Health

Bread makers’ body withdraws potassium bromate; CSE welcomes move

A CSE study found 84 per cent of bread samples in Delhi to contain potassium bromate and/or potassium iodate, two food that may have adverse health effects

 
By Karnika Bahuguna
Last Updated: Friday 27 May 2016

Potassium iodate, when used in bread and bakery products, may lead to higher intake of iodine which can potentially affect the functioning of the thyroid gland

Delhi-based non-profit Centre for Science and Environment (CSE) has welcomed the decision by the All India Bread Manufacturers’ Association to voluntarily withdraw the use of potassium bromate and potassium iodate in bread-making.

The move by the bread industry follows a CSE study, released on May 23, which found that 84 per cent of bread samples in Delhi contain residue of potassium bromate and/or potassium iodate, two food additives banned by many countries for their potentially adverse health effects.

“We have heard what the bread-making association has announced.

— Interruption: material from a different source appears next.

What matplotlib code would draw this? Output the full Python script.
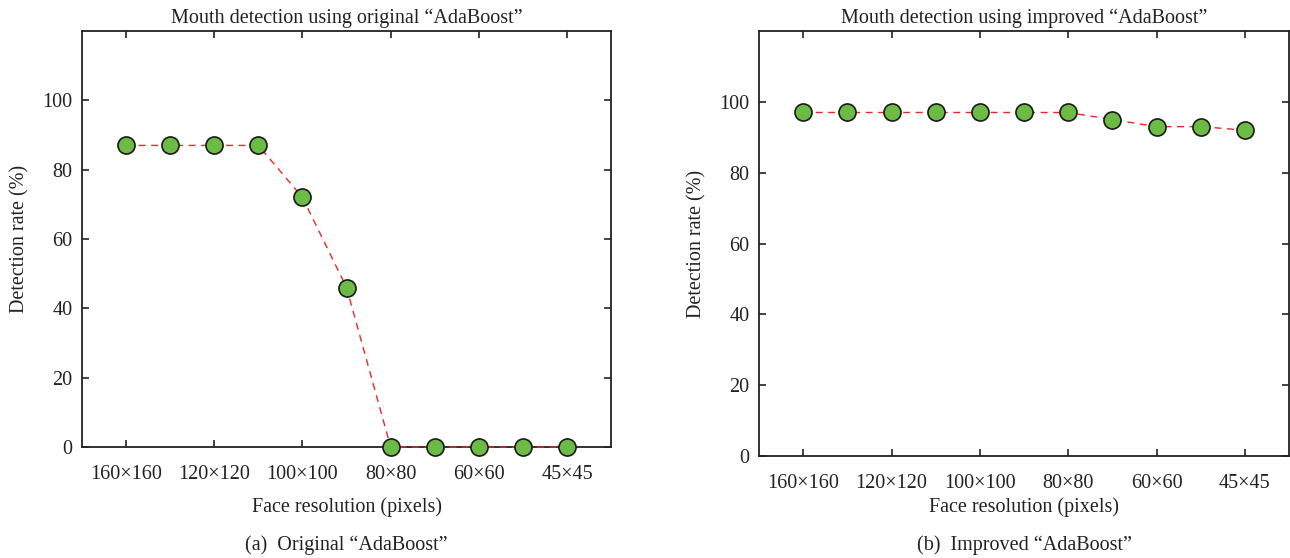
import matplotlib
matplotlib.use("Agg")
import matplotlib.pyplot as plt
import numpy as np

plt.rcParams['font.family'] = ['Liberation Serif', 'DejaVu Serif']
plt.rcParams['mathtext.fontset'] = 'stix'

resolutions = ["160×160", "140×140", "120×120", "110×110", "100×100", "90×90",
               "80×80", "70×70", "60×60", "50×50", "45×45"]
tick_labels = ["160×160", "120×120", "100×100", "80×80", "60×60", "45×45"]
original_rate = [87, 87, 87, 87, 72, 46, 0, 0, 0, 0, 0]
improved_rate = [97, 97, 97, 97, 97, 97, 97, 95, 93, 93, 92]
yticks = [0, 20, 40, 60, 80, 100]

titles = ["Mouth detection using original \u201cAdaBoost\u201d",
          "Mouth detection using improved \u201cAdaBoost\u201d"]
captions = ["(a)  Original \u201cAdaBoost\u201d", "(b)  Improved \u201cAdaBoost\u201d"]

fig = plt.figure(figsize=(12.9, 5.58), dpi=100)
rects = [[0.0636, 0.1989, 0.4101, 0.7455], [0.5884, 0.1828, 0.4109, 0.7616]]
series = [original_rate, improved_rate]
fs = 14.5
tc = '#222222'
H = 558.0

for i in range(2):
    ax = fig.add_axes(rects[i])
    x = np.arange(len(resolutions))
    ax.plot(x, series[i], linestyle=(0, (5, 4)), color='#e8262c', linewidth=1.0,
            marker='o', markersize=12.3, markerfacecolor='#6cbb45',
            markeredgecolor='#1a1a1a', markeredgewidth=1.2, clip_on=False, zorder=3)
    ax.set_xlim(-1, 11)
    ax.set_ylim(0, 120)
    ax.set_xticks(x[::2])
    ax.set_xticklabels(tick_labels)
    ax.set_yticks(yticks)
    ax.tick_params(direction='in', top=True, right=True, length=5, width=1.2,
                   labelsize=fs, colors=tc)
    ax.tick_params(axis='y', pad=7)
    ax.tick_params(axis='x', pad=13)
    for s in ax.spines.values():
        s.set_linewidth(1.3)
        s.set_color(tc)
    ax.set_title(titles[i], fontsize=fs, pad=6, color=tc)
    ax.set_ylabel("Detection rate (%)", fontsize=fs, color=tc, labelpad=9)
    ax.set_xlabel("Face resolution (pixels)", fontsize=fs, color=tc)
    bottom_px = H * (1 - rects[i][1])
    height_px = H * rects[i][3]
    ax.xaxis.set_label_coords(0.5, -(507 - bottom_px) / height_px)
    ax.xaxis.label.set_va('center')
    cx = rects[i][0] + rects[i][2] / 2
    fig.text(cx, 1 - 545 / H, captions[i], ha='center', va='center',
             fontsize=fs, color=tc)

fig.savefig("out.png", dpi=100)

We are happy that they have decided to stop using potassium bromate and potassium iodate within two-three days. This will reduce public health risk from these chemicals,” says Chandra Bhushan, deputy director general, CSE.

The International Agency for Research on Cancer has declared potassium bromate as possibly carcinogenic to humans. Potassium iodate, when used in bread and bakery products, may lead to higher intake of iodine which can potentially affect the functioning of the thyroid gland.

The industry body, however, maintained that it was hardly using potassium iodate in bread making. It also said that potassium bromate was a safe and legal additive but since it has become controversial and in deference to the public opinion at large, it voluntarily withdraws the use of these additives.

Following the release of the CSE study, the FSSAI had said on May 24 that it would soon notify the removal of potassium bromate from the list of additives. It also said that it was examining evidence in case of potassium iodate and a decision would be taken soon.

“We welcome the FSSAI’s move to ban potassium bromate. Now that the industry has decided not to use both these chemicals in public interest, we urge the FSSAI to also ban use of potassium iodate in bread-making,” adds Bhushan.